(What you should do): Collect from the data below each line with "matplotlib".

(Data provided):

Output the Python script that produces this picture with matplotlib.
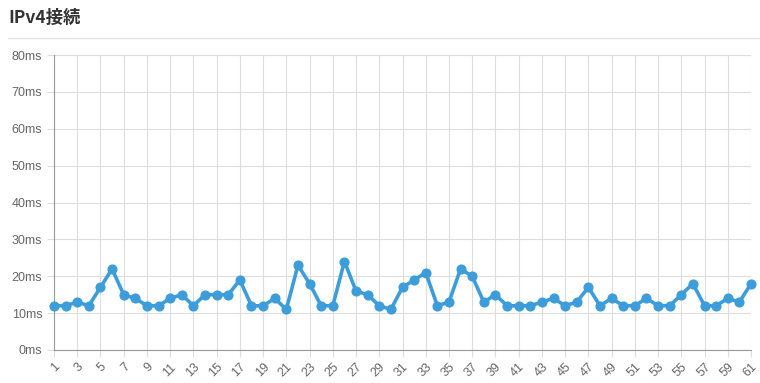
import matplotlib
matplotlib.use('Agg')
import matplotlib.pyplot as plt
from matplotlib.lines import Line2D

plt.rcParams['font.family'] = ['Liberation Sans', 'Noto Sans CJK JP', 'DejaVu Sans']

title = 'IPv4接続'
runs = list(range(1, 62))
latency_ms = [12, 12, 13, 12, 17, 22, 15, 14, 12, 12,
              14, 15, 12, 15, 15, 15, 19, 12, 12, 14,
              11, 23, 18, 12, 12, 24, 16, 15, 12, 11,
              17, 19, 21, 12, 13, 22, 20, 13, 15, 12,
              12, 12, 13, 14, 12, 13, 17, 12, 14, 12,
              12, 14, 12, 12, 15, 18, 12, 12, 14, 13,
              18]
y_ticks = [0, 10, 20, 30, 40, 50, 60, 70, 80]

fig = plt.figure(figsize=(7.6, 3.83), dpi=100)
ax = fig.add_axes([54/760, 33/383, 697/760, 295/383])

ax.plot(runs, latency_ms, color='#3d9ddb', linewidth=2.6, marker='o',
        markersize=6.3, zorder=3, clip_on=False)

ax.set_xlim(1, 61)
ax.set_ylim(0, 80)
ax.set_yticks(y_ticks)
ax.set_yticklabels([f'{v}ms' for v in y_ticks])
ax.set_xticks(runs[::2])
ax.set_xticklabels([str(r) for r in runs[::2]], rotation=45, ha='right',
                   rotation_mode='anchor')

ax.grid(color='#dddddd', linewidth=0.8)
ax.set_axisbelow(True)
for side in ['top', 'right']:
    ax.spines[side].set_visible(False)
for side in ['left', 'bottom']:
    ax.spines[side].set_color('#999999')
ax.tick_params(colors='#dddddd', labelcolor='#666666', labelsize=9,
               length=5, width=0.8)
ax.tick_params(axis='x', pad=3)

fig.text(8/760, 1 - 18/383, title, fontsize=12.5, fontweight='bold',
         color='#333333', va='center', ha='left',
         family=['Noto Sans CJK JP', 'DejaVu Sans'])
fig.add_artist(Line2D([8/760, 1], [1 - 38/383, 1 - 38/383],
                      color='#e5e5e5', linewidth=1))

fig.savefig('out.png', dpi=100)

(Written reply):
Output the Python script that produces this picture with matplotlib.
import matplotlib
matplotlib.use('Agg')
import matplotlib.pyplot as plt
from matplotlib.lines import Line2D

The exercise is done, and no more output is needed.